▶ **Exercise instructions**: Quote, line for line, the entries from the first through the one containing "baseline_mkt = -76.42". Pictures are left out.

--- Start of Input for this task ---

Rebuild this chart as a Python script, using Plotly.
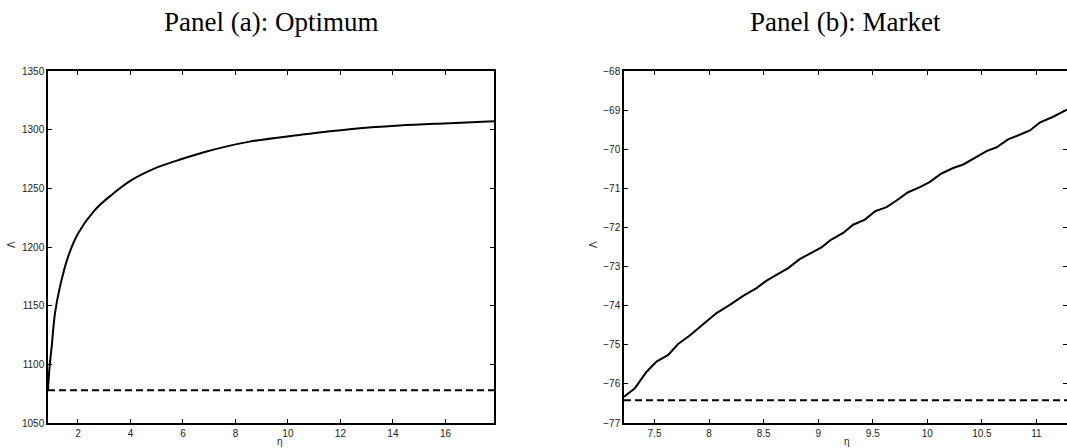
import plotly.graph_objects as go

# Panel (a): Optimum
eta_opt = [0.86, 0.92, 1.0, 1.125, 1.315, 1.63, 2.01, 2.65, 3.28, 4.04, 4.93, 5.82,
           6.83, 8.54, 10.44, 12.35, 14.25, 16.15, 17.85]
lambda_opt = [1078, 1098, 1115, 1143.5, 1166, 1192, 1211.7, 1231.6, 1244.4, 1257, 1267, 1274,
              1281, 1289.8, 1295.5, 1300.4, 1303.5, 1305.5, 1307.2]
baseline_opt = 1078

# Panel (b): Market
eta_mkt = [7.22, 7.32, 7.427, 7.518, 7.625, 7.716, 7.82, 7.945, 8.068, 8.19, 8.312, 8.435,
           8.527, 8.633, 8.725, 8.83, 8.94, 9.03, 9.12, 9.229, 9.32, 9.428, 9.519, 9.626,
           9.718, 9.824, 9.932, 10.02, 10.13, 10.237, 10.33, 10.436, 10.543, 10.635, 10.74,
           10.83, 10.94, 11.03, 11.153, 11.28]
lambda_mkt = [-76.33, -76.11, -75.69, -75.43, -75.26, -74.98, -74.77, -74.47, -74.19, -73.98,
              -73.75, -73.55, -73.36, -73.19, -73.04, -72.81, -72.64, -72.51, -72.31, -72.14,
              -71.93, -71.80, -71.59, -71.48, -71.31, -71.10, -70.97, -70.84, -70.62, -70.48,
              -70.39, -70.22, -70.05, -69.95, -69.75, -69.65, -69.52, -69.32, -69.17, -68.99]
baseline_mkt = -76.42

xrange_opt = [0.86, 17.85]
xrange_mkt = [7.22, 11.28]
xticks_opt = [2, 4, 6, 8, 10, 12, 14, 16]
yticks_opt = [1050, 1100, 1150, 1200, 1250, 1300, 1350]
xticks_mkt = [7.5, 8, 8.5, 9, 9.5, 10, 10.5, 11]
yticks_mkt = [-77, -76, -75, -74, -73, -72, -71, -70, -69, -68]

W, H = 1067, 448
fig = go.Figure()

fig.add_trace(go.Scatter(x=eta_opt, y=lambda_opt, mode="lines", line=dict(color="black", width=2, shape="spline"),
                         xaxis="x", yaxis="y", showlegend=False))
fig.add_trace(go.Scatter(x=xrange_opt, y=[baseline_opt] * 2, mode="lines",
                         line=dict(color="black", width=2, dash="7px,4px"),
                         xaxis="x", yaxis="y", showlegend=False))
fig.add_trace(go.Scatter(x=eta_mkt, y=lambda_mkt, mode="lines", line=dict(color="black", width=2),
                         xaxis="x2", yaxis="y2", showlegend=False))
fig.add_trace(go.Scatter(x=xrange_mkt, y=[baseline_mkt] * 2, mode="lines",
                         line=dict(color="black", width=2, dash="7px,4px"),
                         xaxis="x2", yaxis="y2", showlegend=False))

tickfont = dict(family="Liberation Sans, Arial, sans-serif", size=10, color="#222")
ax = dict(showgrid=False, zeroline=False, showline=True, linecolor="black", linewidth=1.5,
          mirror="ticks", ticks="inside", ticklen=4, tickwidth=1, tickcolor="black",
          tickfont=tickfont, automargin=False)

ydom = [(H - 423) / H, (H - 71) / H]
fig.update_layout(
    width=W, height=H,
    margin=dict(l=0, r=0, t=0, b=0),
    paper_bgcolor="white", plot_bgcolor="white",
    xaxis=dict(ax, domain=[48 / W, 494 / W], range=xrange_opt, tickvals=xticks_opt, anchor="y"),
    yaxis=dict(ax, domain=ydom, range=[1050, 1350], tickvals=yticks_opt, anchor="x"),
    xaxis2=dict(ax, domain=[624 / W, 1.0], range=xrange_mkt, tickvals=xticks_mkt, anchor="y2"),
    yaxis2=dict(ax, domain=ydom, range=[-77, -68], tickvals=yticks_mkt, anchor="x2"),
)

titlefont = dict(family="Liberation Serif, DejaVu Serif, serif", size=27, color="black")
labfont = dict(family="Liberation Sans, Arial, sans-serif", size=10, color="#222")
annots = [
    dict(text="Panel (a): Optimum", x=271 / W, y=(H - 22) / H, font=titlefont),
    dict(text="Panel (b): Market", x=845 / W, y=(H - 22) / H, font=titlefont),
    dict(text="η", x=280 / W, y=(H - 441) / H, font=labfont),
    dict(text="η", x=847 / W, y=(H - 441) / H, font=labfont),
    dict(text="Λ", x=11 / W, y=(H - 245) / H, font=labfont, textangle=-90),
    dict(text="Λ", x=593 / W, y=(H - 245) / H, font=labfont, textangle=-90),
]
for a in annots:
    fig.add_annotation(xref="paper", yref="paper", showarrow=False, xanchor="center", yanchor="middle", **a)

fig.write_html("out.html", config={"displayModeBar": False},
               post_script="document.body.style.margin='0';document.body.style.overflow='hidden';")
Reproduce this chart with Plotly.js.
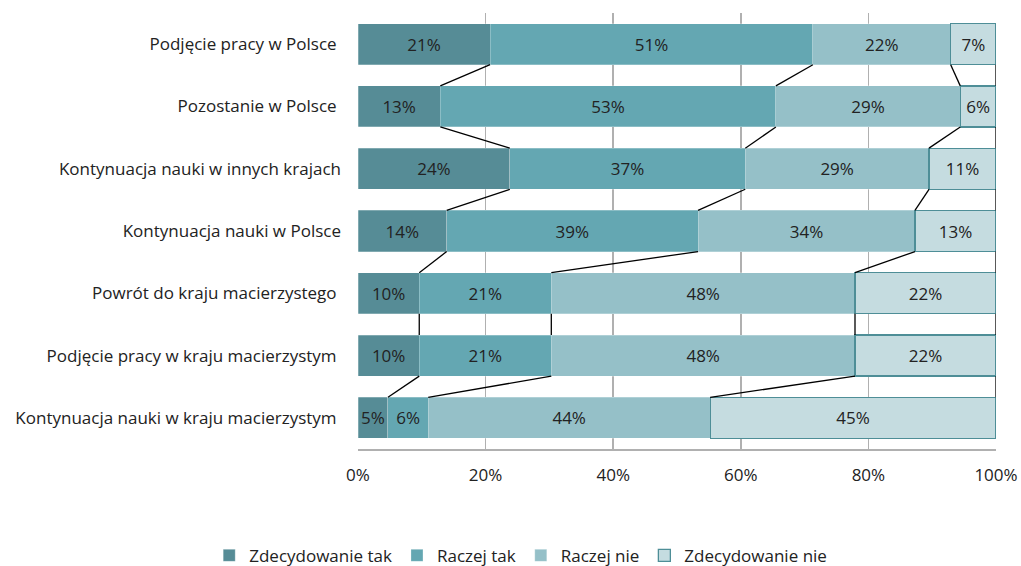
<!DOCTYPE html>
<html>
<head>
<meta charset="utf-8">
<script src="https://cdn.plot.ly/plotly-3.0.1.min.js"></script>
<style>html,body{margin:0;padding:0;background:#fff;}#chart{width:1021px;height:566px;}</style>
</head>
<body>
<div id="chart"></div>
<script>
const categories = [
  "Podjęcie pracy w Polsce\u00a0",
  "Pozostanie w Polsce\u00a0",
  "Kontynuacja nauki w innych krajach",
  "Kontynuacja nauki w Polsce",
  "Powrót do kraju macierzystego\u00a0",
  "Podjęcie pracy w kraju macierzystym\u00a0",
  "Kontynuacja nauki w kraju macierzystym\u00a0"
];
const seriesNames = ["Zdecydowanie tak", "Raczej tak", "Raczej nie", "Zdecydowanie nie"];
const zdecydowanieTak = [20.7, 12.9, 23.8, 13.9, 9.6, 9.6, 4.7];
const raczejTak       = [50.6, 52.6, 36.9, 39.4, 20.7, 20.7, 6.3];
const raczejNie       = [21.6, 28.9, 28.8, 34.0, 47.6, 47.6, 44.2];
const zdecydowanieNie = [7.1, 5.6, 10.5, 12.7, 22.1, 22.1, 44.8];
const xTickVals = [0, 20, 40, 60, 80, 100];
const xTickText = ["0%", "20%", "40%", "60%", "80%", "100%"];

const series = [zdecydowanieTak, raczejTak, raczejNie, zdecydowanieNie];
const colors = ["#568c96", "#64a7b2", "#95c0c8", "#c5dce0"];
const lineColors = ["rgba(255,255,255,0.5)", "rgba(255,255,255,0.5)", "rgba(255,255,255,0.5)", "#4e8e97"];
const lineWidths = [0.5, 0.5, 0.5, 1.3];
const barWidth = 0.66;
const FONT = "'Open Sans', Lato, sans-serif";
const FS = 17;
const idx = categories.map((_, i) => i);

const traces = series.map((vals, s) => ({
  type: "bar",
  orientation: "h",
  name: seriesNames[s],
  x: vals,
  y: idx,
  width: barWidth,
  text: vals.map(v => Math.round(v) + "%"),
  textposition: "inside",
  insidetextanchor: "middle",
  constraintext: "none",
  textfont: {family: FONT, size: FS, color: "#222"},
  marker: {color: colors[s], line: {color: lineColors[s], width: lineWidths[s]}},
  hoverinfo: "skip"
}));

// series lines connecting cumulative boundaries between adjacent bars
const lx = [], ly = [];
for (let s = 0; s < series.length; s++) {
  for (let i = 0; i < categories.length - 1; i++) {
    let c1 = 0, c2 = 0;
    for (let k = 0; k <= s; k++) { c1 += series[k][i]; c2 += series[k][i + 1]; }
    lx.push(c1, c2, null);
    ly.push(i + barWidth / 2, i + 1 - barWidth / 2, null);
  }
}
traces.push({
  type: "scatter", mode: "lines", x: lx, y: ly,
  line: {color: "#000", width: 1.3},
  showlegend: false, hoverinfo: "skip", cliponaxis: false
});

const layout = {
  width: 1021, height: 566,
  margin: {l: 358, r: 25, t: 13, b: 117},
  barmode: "stack",
  paper_bgcolor: "#fff", plot_bgcolor: "#fff",
  font: {family: FONT, size: FS, color: "#222"},
  showlegend: true,
  xaxis: {
    range: [0, 100], tickvals: xTickVals, ticktext: xTickText,
    showgrid: true, gridcolor: "#b0b0b0", gridwidth: 1.5,
    zeroline: false, showline: true, linecolor: "#b0b0b0", linewidth: 1.5,
    ticks: "", ticklen: 0, ticklabelstandoff: 10,
    tickfont: {family: FONT, size: FS, color: "#222"},
    fixedrange: true
  },
  yaxis: {
    range: [6.5, -0.5], tickvals: idx, ticktext: categories,
    showgrid: false, zeroline: false, showline: false, ticks: "",
    ticklabelstandoff: 16,
    tickfont: {family: FONT, size: FS, color: "#222"},
    fixedrange: true
  },
  legend: {
    orientation: "h", xref: "container", yref: "container",
    x: 0.51, xanchor: "center", y: 0.018, yanchor: "middle",
    font: {family: FONT, size: FS, color: "#222"},
    traceorder: "normal", itemwidth: 30
  }
};

Plotly.newPlot("chart", traces, layout, {displayModeBar: false, staticPlot: true});
</script>
</body>
</html>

--- End of Input for this task ---

▶ **Full output**:
Rebuild this chart as a Python script, using Plotly.
import plotly.graph_objects as go

# Panel (a): Optimum
eta_opt = [0.86, 0.92, 1.0, 1.125, 1.315, 1.63, 2.01, 2.65, 3.28, 4.04, 4.93, 5.82,
           6.83, 8.54, 10.44, 12.35, 14.25, 16.15, 17.85]
lambda_opt = [1078, 1098, 1115, 1143.5, 1166, 1192, 1211.7, 1231.6, 1244.4, 1257, 1267, 1274,
              1281, 1289.8, 1295.5, 1300.4, 1303.5, 1305.5, 1307.2]
baseline_opt = 1078

# Panel (b): Market
eta_mkt = [7.22, 7.32, 7.427, 7.518, 7.625, 7.716, 7.82, 7.945, 8.068, 8.19, 8.312, 8.435,
           8.527, 8.633, 8.725, 8.83, 8.94, 9.03, 9.12, 9.229, 9.32, 9.428, 9.519, 9.626,
           9.718, 9.824, 9.932, 10.02, 10.13, 10.237, 10.33, 10.436, 10.543, 10.635, 10.74,
           10.83, 10.94, 11.03, 11.153, 11.28]
lambda_mkt = [-76.33, -76.11, -75.69, -75.43, -75.26, -74.98, -74.77, -74.47, -74.19, -73.98,
              -73.75, -73.55, -73.36, -73.19, -73.04, -72.81, -72.64, -72.51, -72.31, -72.14,
              -71.93, -71.80, -71.59, -71.48, -71.31, -71.10, -70.97, -70.84, -70.62, -70.48,
              -70.39, -70.22, -70.05, -69.95, -69.75, -69.65, -69.52, -69.32, -69.17, -68.99]
baseline_mkt = -76.42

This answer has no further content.